L’intérêt du texte réside dans l’originalité de sa conception de la liberté. Rejetant aussi bien l’indifférence que le déterminisme, il parvient à lier motif et liberté sans penser ce lien comme consécutif. La liberté apparaît ainsi dans le consentement au motif, et la façon dont Malebranche caractérise ce consentement est essentielle, puisqu’elle nous permet de fonder la responsabilité humaine.
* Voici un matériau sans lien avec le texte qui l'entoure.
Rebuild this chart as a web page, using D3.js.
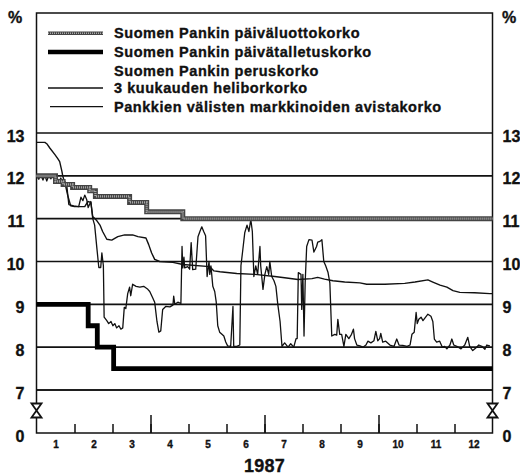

Il montre en effet que la conscience de ce consentement au motif peut toujours être reconnu par l’homme, même si c’es de manière rétrospective. C’est pourquoi on peut lire ce texte de Malebranche comme un rappel à la responsabilité humaine. Il semble bien qu’il n’y ait pas d’échappatoire possible : l’homme ne peut invoquer la pression des motifs pour se dérober face à sa responsabilité. Et devant toute action, l’homme doit donc reconnaître et assumer son pouvoir de consentir ou non aux motifs.

Conclusion

Ainsi donc, pour Malebranche, les motifs physiques, conscients ou non, ne remettent pas en cause l’existence de la liberté. Au contraire, le texte montre que tout acte libre est lié à un motif. Simplement, ce lien ne doit pas être pensé comme un lien de cause à effet. Pour penser la liberté, il faut mettre en avant l’acte de consentement qu’implique toute action. C’est la conscience de cet acte qui nous permet d’accéder au sentiment intérieur de la liberté, et de fonder notre responsabilité.